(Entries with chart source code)

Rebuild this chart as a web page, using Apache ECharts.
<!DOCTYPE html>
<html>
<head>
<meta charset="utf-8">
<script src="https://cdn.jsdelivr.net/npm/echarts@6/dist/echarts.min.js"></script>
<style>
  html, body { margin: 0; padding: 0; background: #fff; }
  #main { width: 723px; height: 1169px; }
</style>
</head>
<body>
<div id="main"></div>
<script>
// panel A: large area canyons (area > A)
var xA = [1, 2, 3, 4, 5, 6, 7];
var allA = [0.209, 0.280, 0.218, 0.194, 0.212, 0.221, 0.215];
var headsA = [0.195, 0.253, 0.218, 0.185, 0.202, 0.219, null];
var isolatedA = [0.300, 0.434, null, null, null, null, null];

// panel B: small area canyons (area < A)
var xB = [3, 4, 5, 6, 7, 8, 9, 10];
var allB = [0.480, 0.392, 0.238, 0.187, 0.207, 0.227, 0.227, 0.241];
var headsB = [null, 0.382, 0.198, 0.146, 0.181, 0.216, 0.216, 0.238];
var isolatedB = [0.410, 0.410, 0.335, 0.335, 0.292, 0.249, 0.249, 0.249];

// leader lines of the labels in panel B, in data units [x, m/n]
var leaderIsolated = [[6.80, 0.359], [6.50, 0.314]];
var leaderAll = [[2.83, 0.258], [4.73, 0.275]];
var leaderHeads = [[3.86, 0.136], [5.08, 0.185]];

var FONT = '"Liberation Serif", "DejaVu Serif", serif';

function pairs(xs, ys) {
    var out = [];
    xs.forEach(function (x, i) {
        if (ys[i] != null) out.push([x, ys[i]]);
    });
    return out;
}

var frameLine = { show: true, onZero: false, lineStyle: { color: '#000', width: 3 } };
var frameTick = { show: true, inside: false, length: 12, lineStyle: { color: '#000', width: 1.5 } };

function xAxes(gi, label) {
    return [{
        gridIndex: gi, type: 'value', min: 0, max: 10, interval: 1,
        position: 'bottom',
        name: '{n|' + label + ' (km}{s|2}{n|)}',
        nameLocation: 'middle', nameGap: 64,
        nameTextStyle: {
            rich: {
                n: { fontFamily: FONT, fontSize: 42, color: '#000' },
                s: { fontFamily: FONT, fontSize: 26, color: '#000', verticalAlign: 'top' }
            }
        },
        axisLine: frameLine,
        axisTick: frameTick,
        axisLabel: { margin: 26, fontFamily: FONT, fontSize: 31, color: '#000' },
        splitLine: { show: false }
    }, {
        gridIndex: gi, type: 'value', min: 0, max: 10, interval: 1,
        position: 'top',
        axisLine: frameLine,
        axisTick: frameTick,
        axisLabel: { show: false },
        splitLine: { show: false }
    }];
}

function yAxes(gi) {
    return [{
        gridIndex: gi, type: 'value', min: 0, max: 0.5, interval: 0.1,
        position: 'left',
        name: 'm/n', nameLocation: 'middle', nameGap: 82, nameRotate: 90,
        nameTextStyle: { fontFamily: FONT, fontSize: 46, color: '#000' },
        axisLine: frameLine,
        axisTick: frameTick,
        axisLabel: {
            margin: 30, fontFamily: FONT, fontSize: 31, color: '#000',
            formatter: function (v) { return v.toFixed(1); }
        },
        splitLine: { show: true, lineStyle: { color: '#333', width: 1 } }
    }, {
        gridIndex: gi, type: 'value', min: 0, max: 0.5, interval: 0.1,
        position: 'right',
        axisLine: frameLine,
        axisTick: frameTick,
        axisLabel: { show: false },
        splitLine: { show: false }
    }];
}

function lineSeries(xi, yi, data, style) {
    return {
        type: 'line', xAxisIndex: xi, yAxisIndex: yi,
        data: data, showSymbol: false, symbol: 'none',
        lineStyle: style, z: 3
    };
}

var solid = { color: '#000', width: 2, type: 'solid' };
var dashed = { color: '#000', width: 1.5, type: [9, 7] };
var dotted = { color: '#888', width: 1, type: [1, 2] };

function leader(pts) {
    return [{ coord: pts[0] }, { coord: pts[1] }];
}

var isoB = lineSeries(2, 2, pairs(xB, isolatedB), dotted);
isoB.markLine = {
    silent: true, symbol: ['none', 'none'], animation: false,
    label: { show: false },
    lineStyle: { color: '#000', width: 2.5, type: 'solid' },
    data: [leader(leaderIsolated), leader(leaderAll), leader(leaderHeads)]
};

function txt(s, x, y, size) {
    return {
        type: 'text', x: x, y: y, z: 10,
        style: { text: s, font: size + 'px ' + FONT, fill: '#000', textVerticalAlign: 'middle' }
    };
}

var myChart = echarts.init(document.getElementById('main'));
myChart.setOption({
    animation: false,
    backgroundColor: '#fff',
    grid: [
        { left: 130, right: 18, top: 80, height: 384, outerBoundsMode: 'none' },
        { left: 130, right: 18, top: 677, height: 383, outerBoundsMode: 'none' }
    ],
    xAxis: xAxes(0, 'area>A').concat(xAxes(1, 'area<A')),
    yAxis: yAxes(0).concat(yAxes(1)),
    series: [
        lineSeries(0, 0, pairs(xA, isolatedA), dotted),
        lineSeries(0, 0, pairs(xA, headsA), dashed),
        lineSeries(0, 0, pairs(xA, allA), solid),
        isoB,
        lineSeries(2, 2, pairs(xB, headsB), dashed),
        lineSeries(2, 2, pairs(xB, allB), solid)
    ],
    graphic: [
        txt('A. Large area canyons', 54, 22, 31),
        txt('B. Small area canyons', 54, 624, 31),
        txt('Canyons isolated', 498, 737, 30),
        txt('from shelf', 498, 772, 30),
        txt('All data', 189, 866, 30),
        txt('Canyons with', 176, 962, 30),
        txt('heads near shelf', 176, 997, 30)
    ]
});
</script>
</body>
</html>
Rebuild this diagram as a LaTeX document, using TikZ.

■ Set exercise ■
What is needed here is an exact reproduction of all the entries.

■ Answer in full ■
Rebuild this chart as a web page, using Apache ECharts.
<!DOCTYPE html>
<html>
<head>
<meta charset="utf-8">
<script src="https://cdn.jsdelivr.net/npm/echarts@6/dist/echarts.min.js"></script>
<style>
  html, body { margin: 0; padding: 0; background: #fff; }
  #main { width: 723px; height: 1169px; }
</style>
</head>
<body>
<div id="main"></div>
<script>
// panel A: large area canyons (area > A)
var xA = [1, 2, 3, 4, 5, 6, 7];
var allA = [0.209, 0.280, 0.218, 0.194, 0.212, 0.221, 0.215];
var headsA = [0.195, 0.253, 0.218, 0.185, 0.202, 0.219, null];
var isolatedA = [0.300, 0.434, null, null, null, null, null];

// panel B: small area canyons (area < A)
var xB = [3, 4, 5, 6, 7, 8, 9, 10];
var allB = [0.480, 0.392, 0.238, 0.187, 0.207, 0.227, 0.227, 0.241];
var headsB = [null, 0.382, 0.198, 0.146, 0.181, 0.216, 0.216, 0.238];
var isolatedB = [0.410, 0.410, 0.335, 0.335, 0.292, 0.249, 0.249, 0.249];

// leader lines of the labels in panel B, in data units [x, m/n]
var leaderIsolated = [[6.80, 0.359], [6.50, 0.314]];
var leaderAll = [[2.83, 0.258], [4.73, 0.275]];
var leaderHeads = [[3.86, 0.136], [5.08, 0.185]];

var FONT = '"Liberation Serif", "DejaVu Serif", serif';

function pairs(xs, ys) {
    var out = [];
    xs.forEach(function (x, i) {
        if (ys[i] != null) out.push([x, ys[i]]);
    });
    return out;
}

var frameLine = { show: true, onZero: false, lineStyle: { color: '#000', width: 3 } };
var frameTick = { show: true, inside: false, length: 12, lineStyle: { color: '#000', width: 1.5 } };

function xAxes(gi, label) {
    return [{
        gridIndex: gi, type: 'value', min: 0, max: 10, interval: 1,
        position: 'bottom',
        name: '{n|' + label + ' (km}{s|2}{n|)}',
        nameLocation: 'middle', nameGap: 64,
        nameTextStyle: {
            rich: {
                n: { fontFamily: FONT, fontSize: 42, color: '#000' },
                s: { fontFamily: FONT, fontSize: 26, color: '#000', verticalAlign: 'top' }
            }
        },
        axisLine: frameLine,
        axisTick: frameTick,
        axisLabel: { margin: 26, fontFamily: FONT, fontSize: 31, color: '#000' },
        splitLine: { show: false }
    }, {
        gridIndex: gi, type: 'value', min: 0, max: 10, interval: 1,
        position: 'top',
        axisLine: frameLine,
        axisTick: frameTick,
        axisLabel: { show: false },
        splitLine: { show: false }
    }];
}

function yAxes(gi) {
    return [{
        gridIndex: gi, type: 'value', min: 0, max: 0.5, interval: 0.1,
        position: 'left',
        name: 'm/n', nameLocation: 'middle', nameGap: 82, nameRotate: 90,
        nameTextStyle: { fontFamily: FONT, fontSize: 46, color: '#000' },
        axisLine: frameLine,
        axisTick: frameTick,
        axisLabel: {
            margin: 30, fontFamily: FONT, fontSize: 31, color: '#000',
            formatter: function (v) { return v.toFixed(1); }
        },
        splitLine: { show: true, lineStyle: { color: '#333', width: 1 } }
    }, {
        gridIndex: gi, type: 'value', min: 0, max: 0.5, interval: 0.1,
        position: 'right',
        axisLine: frameLine,
        axisTick: frameTick,
        axisLabel: { show: false },
        splitLine: { show: false }
    }];
}

function lineSeries(xi, yi, data, style) {
    return {
        type: 'line', xAxisIndex: xi, yAxisIndex: yi,
        data: data, showSymbol: false, symbol: 'none',
        lineStyle: style, z: 3
    };
}

var solid = { color: '#000', width: 2, type: 'solid' };
var dashed = { color: '#000', width: 1.5, type: [9, 7] };
var dotted = { color: '#888', width: 1, type: [1, 2] };

function leader(pts) {
    return [{ coord: pts[0] }, { coord: pts[1] }];
}

var isoB = lineSeries(2, 2, pairs(xB, isolatedB), dotted);
isoB.markLine = {
    silent: true, symbol: ['none', 'none'], animation: false,
    label: { show: false },
    lineStyle: { color: '#000', width: 2.5, type: 'solid' },
    data: [leader(leaderIsolated), leader(leaderAll), leader(leaderHeads)]
};

function txt(s, x, y, size) {
    return {
        type: 'text', x: x, y: y, z: 10,
        style: { text: s, font: size + 'px ' + FONT, fill: '#000', textVerticalAlign: 'middle' }
    };
}

var myChart = echarts.init(document.getElementById('main'));
myChart.setOption({
    animation: false,
    backgroundColor: '#fff',
    grid: [
        { left: 130, right: 18, top: 80, height: 384, outerBoundsMode: 'none' },
        { left: 130, right: 18, top: 677, height: 383, outerBoundsMode: 'none' }
    ],
    xAxis: xAxes(0, 'area>A').concat(xAxes(1, 'area<A')),
    yAxis: yAxes(0).concat(yAxes(1)),
    series: [
        lineSeries(0, 0, pairs(xA, isolatedA), dotted),
        lineSeries(0, 0, pairs(xA, headsA), dashed),
        lineSeries(0, 0, pairs(xA, allA), solid),
        isoB,
        lineSeries(2, 2, pairs(xB, headsB), dashed),
        lineSeries(2, 2, pairs(xB, allB), solid)
    ],
    graphic: [
        txt('A. Large area canyons', 54, 22, 31),
        txt('B. Small area canyons', 54, 624, 31),
        txt('Canyons isolated', 498, 737, 30),
        txt('from shelf', 498, 772, 30),
        txt('All data', 189, 866, 30),
        txt('Canyons with', 176, 962, 30),
        txt('heads near shelf', 176, 997, 30)
    ]
});
</script>
</body>
</html>
Rebuild this diagram as a LaTeX document, using TikZ.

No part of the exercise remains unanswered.